Theis prodded for more and he said Richter went out of business, couldn’t provide documents on damages, and shut down the farm.

Schoemaker said he believed he had runoff issues with the state.

“His record keeping was questionable,” Schoemaker said.

Theis asked if he responded to discovery.

“The short answer is no,” Schoemaker said.

Theis asked what he did to move it forward.

Schoemaker said there were responses to interrogatories and motions.

He said the argument that Prairie Farms was at fault was “Alice in Wonderland.”

He also said that logic dictates that there would be consequences for not responding.

“I don’t know of any rule that would allow a court to de-dismiss counts that have already been dismissed,” Schoemaker said.

Under Smith, “If you don’t act in time, judgment is final,” he said.

“It’s ten years since the facts,” he said. “People have died. Documents are gone. Memories are fading.

“This simply cannot be correct.

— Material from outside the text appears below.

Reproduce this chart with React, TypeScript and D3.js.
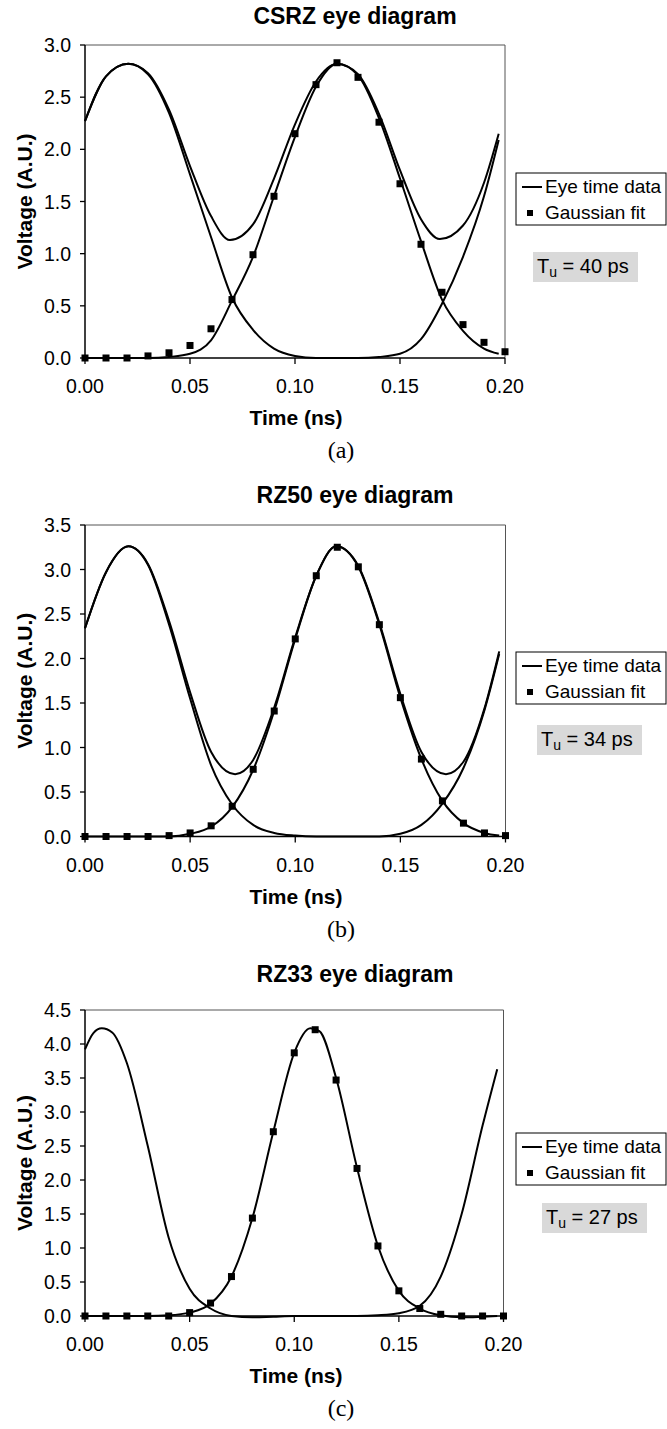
import React from 'react'
import * as d3 from 'd3'

type Pt = [number, number]

// time axis (ns)
const timeTicks = [0, 0.05, 0.1, 0.15, 0.2]
const fitTimes = [0, 0.01, 0.02, 0.03, 0.04, 0.05, 0.06, 0.07, 0.08, 0.09, 0.1, 0.11, 0.12, 0.13, 0.14, 0.15, 0.16, 0.17, 0.18, 0.19, 0.2]

// CSRZ
const csrzTicks = [0, 0.5, 1, 1.5, 2, 2.5, 3]
const csrzFit = [0, 0, 0, 0.02, 0.05, 0.12, 0.28, 0.56, 0.99, 1.55, 2.15, 2.62, 2.83, 2.69, 2.26, 1.67, 1.09, 0.63, 0.32, 0.15, 0.06]
const csrzUpper: Pt[] = [[0, 2.27], [0.01, 2.7], [0.0206, 2.82], [0.03, 2.73], [0.04, 2.38], [0.05, 1.84], [0.06, 1.36], [0.069, 1.13], [0.08, 1.28], [0.09, 1.72], [0.1, 2.24], [0.11, 2.65], [0.12, 2.82], [0.13, 2.72], [0.14, 2.34], [0.15, 1.8], [0.16, 1.33], [0.169, 1.14], [0.18, 1.27], [0.19, 1.68], [0.197, 2.15]]
const csrzOuter: Pt[] = [[0, 2.27], [0.01, 2.7], [0.0206, 2.82], [0.03, 2.72], [0.04, 2.35], [0.05, 1.76], [0.06, 1.16], [0.07, 0.58], [0.08, 0.27], [0.09, 0.09], [0.1, 0.02], [0.11, 0], [0.12, 0], [0.13, 0], [0.14, 0.01], [0.15, 0.04], [0.16, 0.18], [0.17, 0.52], [0.18, 0.97], [0.19, 1.55], [0.197, 2.09]]
const csrzMid: Pt[] = [[0, 0], [0.01, 0], [0.02, 0], [0.03, 0], [0.04, 0.01], [0.05, 0.04], [0.06, 0.17], [0.07, 0.55], [0.08, 0.97], [0.09, 1.55], [0.1, 2.12], [0.11, 2.6], [0.12, 2.82], [0.13, 2.71], [0.14, 2.3], [0.15, 1.72], [0.16, 1.12], [0.17, 0.56], [0.18, 0.26], [0.19, 0.09], [0.197, 0.04]]

// RZ50
const rz50Ticks = [0, 0.5, 1, 1.5, 2, 2.5, 3, 3.5]
const rz50Fit = [0, 0, 0, 0, 0.01, 0.04, 0.12, 0.34, 0.755, 1.41, 2.22, 2.93, 3.25, 3.03, 2.38, 1.56, 0.87, 0.4, 0.15, 0.04, 0.01]
const rz50Upper: Pt[] = [[0, 2.34], [0.01, 2.97], [0.0206, 3.26], [0.03, 3.06], [0.04, 2.42], [0.05, 1.62], [0.06, 0.95], [0.0714, 0.7], [0.08, 0.86], [0.09, 1.45], [0.1, 2.24], [0.11, 2.93], [0.1195, 3.26], [0.13, 3.04], [0.14, 2.4], [0.15, 1.6], [0.16, 0.95], [0.1717, 0.7], [0.18, 0.84], [0.19, 1.44], [0.197, 2.08]]
const rz50Outer: Pt[] = [[0, 2.34], [0.01, 2.97], [0.0206, 3.26], [0.03, 3.05], [0.04, 2.38], [0.05, 1.55], [0.06, 0.8], [0.07, 0.36], [0.08, 0.13], [0.09, 0.04], [0.1, 0.01], [0.11, 0], [0.12, 0], [0.13, 0], [0.14, 0], [0.15, 0.03], [0.16, 0.13], [0.17, 0.37], [0.18, 0.77], [0.19, 1.42], [0.197, 2.05]]
const rz50Mid: Pt[] = [[0, 0], [0.01, 0], [0.02, 0], [0.03, 0], [0.04, 0], [0.05, 0.03], [0.06, 0.11], [0.07, 0.33], [0.08, 0.75], [0.09, 1.41], [0.1, 2.22], [0.11, 2.93], [0.1195, 3.26], [0.13, 3.03], [0.14, 2.38], [0.15, 1.56], [0.16, 0.87], [0.17, 0.4], [0.18, 0.15], [0.19, 0.04], [0.197, 0.01]]

// RZ33
const rz33Ticks = [0, 0.5, 1, 1.5, 2, 2.5, 3, 3.5, 4, 4.5]
const rz33Fit = [0, 0, 0, 0, 0, 0.05, 0.19, 0.58, 1.44, 2.71, 3.87, 4.21, 3.47, 2.17, 1.03, 0.37, 0.11, 0.025, 0, 0, 0]
const rz33Outer: Pt[] = [[0, 3.92], [0.004, 4.16], [0.008, 4.23], [0.013, 4.17], [0.02, 3.72], [0.03, 2.5], [0.04, 1.15], [0.05, 0.4], [0.06, 0.11], [0.07, 0], [0.08, -0.02], [0.09, -0.01], [0.1, 0], [0.11, 0], [0.12, 0], [0.13, 0], [0.14, 0.01], [0.15, 0.04], [0.16, 0.15], [0.17, 0.58], [0.18, 1.5], [0.19, 2.8], [0.197, 3.63]]
const rz33Mid: Pt[] = [[0, 0], [0.01, 0], [0.02, 0], [0.03, 0], [0.04, 0.01], [0.05, 0.05], [0.06, 0.18], [0.07, 0.58], [0.08, 1.44], [0.09, 2.71], [0.1, 3.87], [0.1077, 4.23], [0.112, 4.19], [0.12, 3.5], [0.13, 2.18], [0.14, 1.03], [0.15, 0.37], [0.16, 0.11], [0.17, 0.01], [0.18, -0.02], [0.19, -0.01], [0.197, 0]]

const panels = [
  { title: 'CSRZ eye diagram', letter: '(a)', tu: '40', yTicks: csrzTicks, fit: csrzFit, traces: [csrzUpper, csrzOuter, csrzMid], oy: 0, top: 45, bottom: 358, right: 505, legY: 173, tuX: 533, tuY: 252 },
  { title: 'RZ50 eye diagram', letter: '(b)', tu: '34', yTicks: rz50Ticks, fit: rz50Fit, traces: [rz50Upper, rz50Outer, rz50Mid], oy: 479, top: 46, bottom: 357.5, right: 505.5, legY: 173, tuX: 537, tuY: 246 },
  { title: 'RZ33 eye diagram', letter: '(c)', tu: '27', yTicks: rz33Ticks, fit: rz33Fit, traces: [rz33Outer, rz33Mid], oy: 958, top: 52, bottom: 358, right: 503.5, legY: 175, tuX: 542, tuY: 245 },
]

const sans = '"Liberation Sans", Arial, Helvetica, sans-serif'
const serif = '"Liberation Serif", "Times New Roman", serif'

function Panel({ p }: { p: typeof panels[number] }) {
  const left = 85
  const top = p.oy + p.top
  const bottom = p.oy + p.bottom
  const yMax = p.yTicks[p.yTicks.length - 1]
  const x = d3.scaleLinear().domain([0, 0.2]).range([left, p.right])
  const y = d3.scaleLinear().domain([0, yMax]).range([bottom, top])
  const line = d3.line<Pt>().x(d => x(d[0])).y(d => y(d[1])).curve(d3.curveMonotoneX)
  const fx = d3.format('.2f')
  const fy = d3.format('.1f')
  const ly = p.oy + p.legY
  const sq = 7

  return (
    <g>
      <text x={355} y={p.oy + 24} textAnchor="middle" fontFamily={sans} fontWeight="bold" fontSize={23}>{p.title}</text>

      <line x1={left} x2={p.right} y1={top} y2={top} stroke="#555" strokeWidth={1} />
      <line x1={p.right} x2={p.right} y1={top} y2={bottom} stroke="#555" strokeWidth={1} />
      <line x1={left} x2={left} y1={top} y2={bottom} stroke="#000" strokeWidth={1.5} />

      {p.yTicks.map(t => (
        <g key={'y' + t}>
          <line x1={left - 5} x2={left} y1={y(t)} y2={y(t)} stroke="#000" strokeWidth={1.3} />
          <text x={71} y={y(t)} dy="0.36em" textAnchor="end" fontFamily={sans} fontSize={19.5}>{fy(t)}</text>
        </g>
      ))}
      {timeTicks.map(t => (
        <g key={'x' + t}>
          <line x1={x(t)} x2={x(t)} y1={bottom} y2={bottom + 6} stroke="#000" strokeWidth={1.3} />
          <text x={x(t)} y={bottom + 35} textAnchor="middle" fontFamily={sans} fontSize={19.5}>{fx(t)}</text>
        </g>
      ))}

      {p.traces.map((tr, i) => (
        <path key={i} d={line(tr) || ''} fill="none" stroke="#000" strokeWidth={2} />
      ))}
      <line x1={left} x2={p.right} y1={bottom} y2={bottom} stroke="#000" strokeWidth={1.5} />

      {p.fit.map((v, i) => (
        <rect key={i} x={x(fitTimes[i]) - sq / 2} y={y(v) - sq / 2} width={sq} height={sq} fill="#000" />
      ))}

      <text x={296} y={bottom + 67} textAnchor="middle" fontFamily={sans} fontWeight="bold" fontSize={21}>Time (ns)</text>
      <text transform={`translate(32,${(top + bottom) / 2}) rotate(-90)`} textAnchor="middle" fontFamily={sans} fontWeight="bold" fontSize={21}>Voltage (A.U.)</text>

      <rect x={516} y={ly} width={150} height={52} fill="#fff" stroke="#000" strokeWidth={1} />
      <line x1={522} x2={542} y1={ly + 14} y2={ly + 14} stroke="#000" strokeWidth={2} />
      <text x={545} y={ly + 20} fontFamily={sans} fontSize={19}>Eye time data</text>
      <rect x={530 - 3} y={ly + 40 - 3} width={6} height={6} fill="#000" />
      <text x={545} y={ly + 46} fontFamily={sans} fontSize={19}>Gaussian fit</text>

      <rect x={p.tuX} y={p.oy + p.tuY} width={105} height={30} fill="#d9d9d9" />
      <text x={p.tuX + 4} y={p.oy + p.tuY + 21} fontFamily={sans} fontSize={20}>
        T<tspan fontSize={14} dy={4}>u</tspan><tspan dy={-4}> = {p.tu} ps</tspan>
      </text>

      <text x={341} y={p.oy + 458} textAnchor="middle" fontFamily={serif} fontSize={24}>{p.letter}</text>
    </g>
  )
}

export default function App() {
  return (
    <svg width={667} height={1429} style={{ position: 'absolute', left: 0, top: 0, background: '#fff' }}>
      {panels.map(p => <Panel key={p.letter} p={p} />)}
    </svg>
  )
}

There must be consequences.”

As Marks began arguing, Thomas asked him if Smith would have to be overruled.

Marks said no, but didn’t elaborate.

Thomas asked him if a defendant would ask for an order dismissing with prejudice, and Marks said yes.

“Until then it’s without prejudice?” Thomas asked.

Marks said yes.

Theis asked him if they pleaded new facts when they refiled the fraud counts.

“Not many, that’s for sure, but there were some,” Marks said.

Schoemaker took the podium and said, “They didn’t take advantage of that additional time that they were given by a court.

“There’s a huge difference between discovery on shareholder remedies and fraud and fiduciary duty.”

Schoemaker said Richter was on the board of directors and knew its policies.

Smith clearly says it’s not the defendant’s obligation,” he said.

Schoemaker said the second suit was a copy of the first, “almost word for word.”

He said he moved to transfer the first suit, but the trial court said he waived it.

He said he filed for transfer in the second suit.

“That’s how we ended up in Macoupin County where we belonged all along,” Schoemaker said.

The Justices took it under advisement.